Gli esperimenti hanno dimostrato che il comportamento dei topolini è modellato da esplosioni di attività dei neuroni dopaminergici del mesencefalo. Quando, per esempio, una ricompensa giunge in tempi inattesi, si genera un cosiddetto “errore positivo”: un aumento di dopamina che lancia il segnale: “Le cose vanno meglio dell’atteso”. Di conseguenza, come sottolineano i due neuroscienziati americani Patrick Simen e Matthew Matell, commentando l’articolo dei tre ricercatori portoghesi, viene alterata la comunicazione tra i neuroni corticali e i neuroni del corpo striato in modo da modificare il comportamento del topo nel tentativo di massimizzare la ricompensa. Al contrario, quando una ricompensa non arriva nel momento atteso, il rilascio di dopamina diminuisce e il topo si comporta come se avesse la sensazione che il tempo passa più lentamente.

L’importanza di questo studio è, dunque, triplice: a) conferma che la sensazione soggettiva del tempo ha una base biologica; b) conferma che in questa base biologica ha un ruolo decisivo la dopamina; ma, soprattutto, falsifica e addirittura capovolge la cosiddetta “dopamine clock hypothesis.”.

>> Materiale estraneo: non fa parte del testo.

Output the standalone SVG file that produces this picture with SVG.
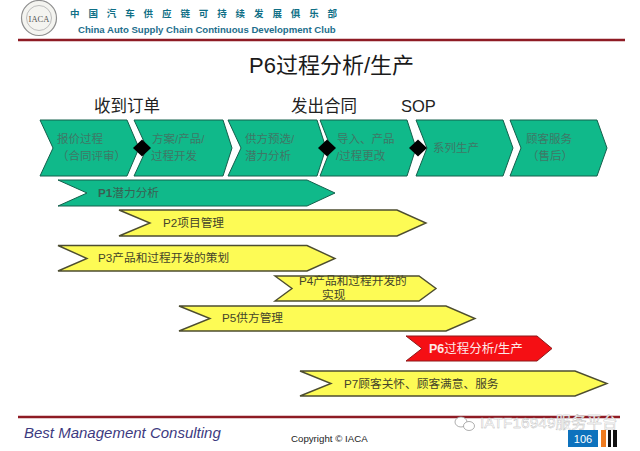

Nel 1983 un docente di psicologia e neuroscienze della Duke University di Durham, nel North Carolina, Warren Meck, scrisse un articolo che ha fatto scuola nell’ambito degli studi sulla percezione soggettiva del tempo. Ovvero dell’intervallo del tempo che noi pensiamo passi tra due eventi successivi. La percezione del tempo è una costruzione della nostra mente che può essere cambiata, manipolata, distorta in diverse circostanze. E, tuttavia, molti psicologi e neuroscienziati affermano che può essere studiata in maniera quantitativa, perché ha una base biologica.

Meck effettuò una serie di esperimenti sui topi (quattro per la precisione) che lo portarono a concludere che esiste un orologio interno nei topi e che questo orologio è regolato mediante la dopamina: di qui la sua “dopamine clock hypothesis”: un’elevata presenza di dopamina rallenta la percezione del tempo e, viceversa, una bassa concentrazione del neurotrasmettitore accelera la percezione del tempo.

Per molti anni questa ipotesi è rimasta tale, nel senso che non si sono avuti riscontri sperimentali tali da consolidarla definitivamente. Gli esperimenti di Sofia Soares, Bassam V. Atallah e Joseph J. Paton confermano che l’orologio interno esiste, che è regolato dalla dopamina, ma in maniera opposta a quanto sostenuto da Meck: più dopamina c’è, più il tempo sembra passare velocemente.  

Soares e i suoi colleghi sembrano confermare la nostra soggettiva percezione del tempo (o, almeno, la percezione che ne ha chi scrive): nei momenti di più intensa felicità il tempo vola, nei momenti di noia o di sofferenza, il tempo non passa mai. Ma sulla base scientifica di questa percezione umana, troppo umana, conviene essere prudenti. Gli esperimenti, specialmente quelli effettuati sui topi, sono delicati. E basta un piccolo errore per far giungere i ricercatori a conclusioni addirittura opposte. Non resta dunque, è il caso di dirlo, che aspettare che il tempo (quello misurato con l’orologio) passi, sciogliendo possibilmente ogni residua riserva.